-- begin Data block --

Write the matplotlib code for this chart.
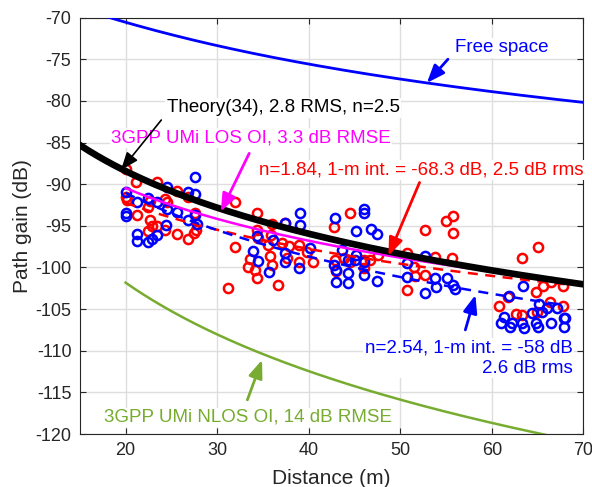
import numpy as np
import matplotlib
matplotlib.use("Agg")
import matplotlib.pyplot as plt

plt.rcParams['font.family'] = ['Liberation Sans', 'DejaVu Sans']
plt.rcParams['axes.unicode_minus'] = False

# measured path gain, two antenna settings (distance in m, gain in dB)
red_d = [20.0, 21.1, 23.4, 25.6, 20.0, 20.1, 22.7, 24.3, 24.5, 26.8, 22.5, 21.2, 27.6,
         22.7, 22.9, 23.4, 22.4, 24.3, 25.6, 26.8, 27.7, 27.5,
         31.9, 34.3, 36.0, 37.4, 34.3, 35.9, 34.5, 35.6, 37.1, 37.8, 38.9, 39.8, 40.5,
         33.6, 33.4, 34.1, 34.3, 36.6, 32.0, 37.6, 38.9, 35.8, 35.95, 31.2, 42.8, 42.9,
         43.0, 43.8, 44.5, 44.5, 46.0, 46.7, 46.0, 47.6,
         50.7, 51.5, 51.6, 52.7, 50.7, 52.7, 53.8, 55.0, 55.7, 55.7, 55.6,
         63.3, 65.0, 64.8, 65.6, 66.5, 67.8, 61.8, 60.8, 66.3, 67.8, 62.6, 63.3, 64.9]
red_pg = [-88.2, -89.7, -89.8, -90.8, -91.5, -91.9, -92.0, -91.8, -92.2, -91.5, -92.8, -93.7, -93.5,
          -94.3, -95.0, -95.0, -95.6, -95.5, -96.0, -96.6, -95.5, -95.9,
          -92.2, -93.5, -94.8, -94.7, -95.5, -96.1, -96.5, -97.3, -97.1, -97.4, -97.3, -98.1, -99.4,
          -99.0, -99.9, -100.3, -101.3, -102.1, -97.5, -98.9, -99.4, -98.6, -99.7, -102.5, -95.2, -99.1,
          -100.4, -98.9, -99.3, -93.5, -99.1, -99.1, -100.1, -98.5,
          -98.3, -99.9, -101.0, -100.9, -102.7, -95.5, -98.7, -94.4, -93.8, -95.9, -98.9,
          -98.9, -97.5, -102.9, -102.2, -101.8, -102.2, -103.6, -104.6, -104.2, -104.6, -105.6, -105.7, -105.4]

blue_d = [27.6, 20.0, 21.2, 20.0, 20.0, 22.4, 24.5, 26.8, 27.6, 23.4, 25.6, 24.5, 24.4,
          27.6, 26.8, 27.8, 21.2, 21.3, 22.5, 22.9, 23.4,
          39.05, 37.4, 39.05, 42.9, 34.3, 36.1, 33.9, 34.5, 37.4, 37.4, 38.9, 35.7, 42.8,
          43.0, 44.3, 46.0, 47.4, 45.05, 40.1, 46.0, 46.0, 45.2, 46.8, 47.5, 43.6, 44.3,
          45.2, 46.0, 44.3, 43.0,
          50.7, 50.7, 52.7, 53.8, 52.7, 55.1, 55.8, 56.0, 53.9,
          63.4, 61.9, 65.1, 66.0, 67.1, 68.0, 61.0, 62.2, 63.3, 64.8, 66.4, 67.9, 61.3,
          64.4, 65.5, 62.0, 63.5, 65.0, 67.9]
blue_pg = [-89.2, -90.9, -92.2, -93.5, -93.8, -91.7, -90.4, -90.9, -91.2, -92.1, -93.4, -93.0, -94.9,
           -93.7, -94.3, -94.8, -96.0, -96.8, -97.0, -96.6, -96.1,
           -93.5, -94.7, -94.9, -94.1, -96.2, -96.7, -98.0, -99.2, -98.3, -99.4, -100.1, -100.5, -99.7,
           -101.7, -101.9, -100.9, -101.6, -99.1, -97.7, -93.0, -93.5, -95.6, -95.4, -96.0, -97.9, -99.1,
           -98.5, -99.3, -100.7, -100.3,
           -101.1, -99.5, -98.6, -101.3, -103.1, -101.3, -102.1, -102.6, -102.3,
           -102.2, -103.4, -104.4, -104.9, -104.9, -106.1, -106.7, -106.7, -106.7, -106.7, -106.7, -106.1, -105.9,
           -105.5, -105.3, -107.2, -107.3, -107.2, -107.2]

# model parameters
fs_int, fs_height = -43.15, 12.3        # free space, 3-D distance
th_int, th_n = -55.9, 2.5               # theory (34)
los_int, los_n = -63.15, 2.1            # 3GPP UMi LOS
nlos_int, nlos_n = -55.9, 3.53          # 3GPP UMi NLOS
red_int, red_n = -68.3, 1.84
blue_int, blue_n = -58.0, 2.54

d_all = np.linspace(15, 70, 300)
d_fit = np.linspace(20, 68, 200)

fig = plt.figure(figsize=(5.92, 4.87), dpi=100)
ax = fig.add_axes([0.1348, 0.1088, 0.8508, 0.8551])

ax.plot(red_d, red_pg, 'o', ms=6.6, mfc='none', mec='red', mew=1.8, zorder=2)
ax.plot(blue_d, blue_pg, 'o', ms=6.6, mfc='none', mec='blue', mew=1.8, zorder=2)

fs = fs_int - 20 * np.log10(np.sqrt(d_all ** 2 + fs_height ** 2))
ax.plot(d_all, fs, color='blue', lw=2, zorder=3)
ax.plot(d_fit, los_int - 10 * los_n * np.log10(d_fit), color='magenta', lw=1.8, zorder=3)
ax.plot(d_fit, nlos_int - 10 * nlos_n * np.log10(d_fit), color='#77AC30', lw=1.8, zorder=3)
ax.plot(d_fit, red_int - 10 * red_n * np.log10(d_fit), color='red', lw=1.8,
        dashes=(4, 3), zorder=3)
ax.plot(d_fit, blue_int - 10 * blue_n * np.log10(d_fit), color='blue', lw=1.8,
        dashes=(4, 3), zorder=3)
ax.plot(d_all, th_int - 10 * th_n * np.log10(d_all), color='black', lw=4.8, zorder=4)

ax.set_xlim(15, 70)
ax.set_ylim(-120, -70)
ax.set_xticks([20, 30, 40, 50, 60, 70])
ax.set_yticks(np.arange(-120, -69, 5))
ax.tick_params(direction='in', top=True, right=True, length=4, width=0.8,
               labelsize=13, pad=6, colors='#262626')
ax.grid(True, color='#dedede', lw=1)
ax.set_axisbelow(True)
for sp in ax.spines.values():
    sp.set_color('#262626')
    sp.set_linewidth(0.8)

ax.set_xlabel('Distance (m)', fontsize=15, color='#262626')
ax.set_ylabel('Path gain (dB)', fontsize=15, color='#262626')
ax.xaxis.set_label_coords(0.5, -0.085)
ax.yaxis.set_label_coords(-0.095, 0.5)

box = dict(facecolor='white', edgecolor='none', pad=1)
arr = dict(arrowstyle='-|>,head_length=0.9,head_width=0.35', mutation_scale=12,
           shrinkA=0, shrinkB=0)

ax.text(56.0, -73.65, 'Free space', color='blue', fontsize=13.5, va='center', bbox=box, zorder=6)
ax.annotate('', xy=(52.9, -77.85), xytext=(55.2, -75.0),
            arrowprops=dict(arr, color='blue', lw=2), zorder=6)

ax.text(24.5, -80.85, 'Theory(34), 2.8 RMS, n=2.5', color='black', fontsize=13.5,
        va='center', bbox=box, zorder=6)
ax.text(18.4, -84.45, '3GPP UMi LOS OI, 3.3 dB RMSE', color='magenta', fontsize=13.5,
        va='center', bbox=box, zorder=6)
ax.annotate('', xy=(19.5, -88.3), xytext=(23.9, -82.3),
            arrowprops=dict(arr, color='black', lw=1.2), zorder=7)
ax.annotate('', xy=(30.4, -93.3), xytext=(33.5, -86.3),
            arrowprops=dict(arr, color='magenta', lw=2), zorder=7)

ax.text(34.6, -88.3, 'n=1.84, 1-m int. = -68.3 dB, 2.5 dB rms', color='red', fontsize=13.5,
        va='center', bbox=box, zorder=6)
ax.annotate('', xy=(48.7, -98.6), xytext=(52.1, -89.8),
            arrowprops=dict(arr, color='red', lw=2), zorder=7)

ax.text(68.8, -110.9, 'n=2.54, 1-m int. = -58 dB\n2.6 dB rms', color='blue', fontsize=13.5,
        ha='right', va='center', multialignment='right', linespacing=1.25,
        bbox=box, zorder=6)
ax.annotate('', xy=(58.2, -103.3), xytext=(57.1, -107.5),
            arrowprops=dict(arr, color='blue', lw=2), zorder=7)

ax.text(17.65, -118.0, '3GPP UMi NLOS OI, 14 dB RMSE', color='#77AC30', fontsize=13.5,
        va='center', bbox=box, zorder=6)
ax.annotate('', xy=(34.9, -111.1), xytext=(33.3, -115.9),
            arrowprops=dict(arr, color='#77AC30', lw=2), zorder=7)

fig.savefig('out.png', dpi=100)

-- end Data block --

__Work to complete__.
Please restate the material above line by line, exactly, beginning at its first line and ending with the line that contains "plt.rcParams['axes.unicode_minus'] = False", without any pictures.

__Response to this task__.
Write the matplotlib code for this chart.
import numpy as np
import matplotlib
matplotlib.use("Agg")
import matplotlib.pyplot as plt

plt.rcParams['font.family'] = ['Liberation Sans', 'DejaVu Sans']
plt.rcParams['axes.unicode_minus'] = False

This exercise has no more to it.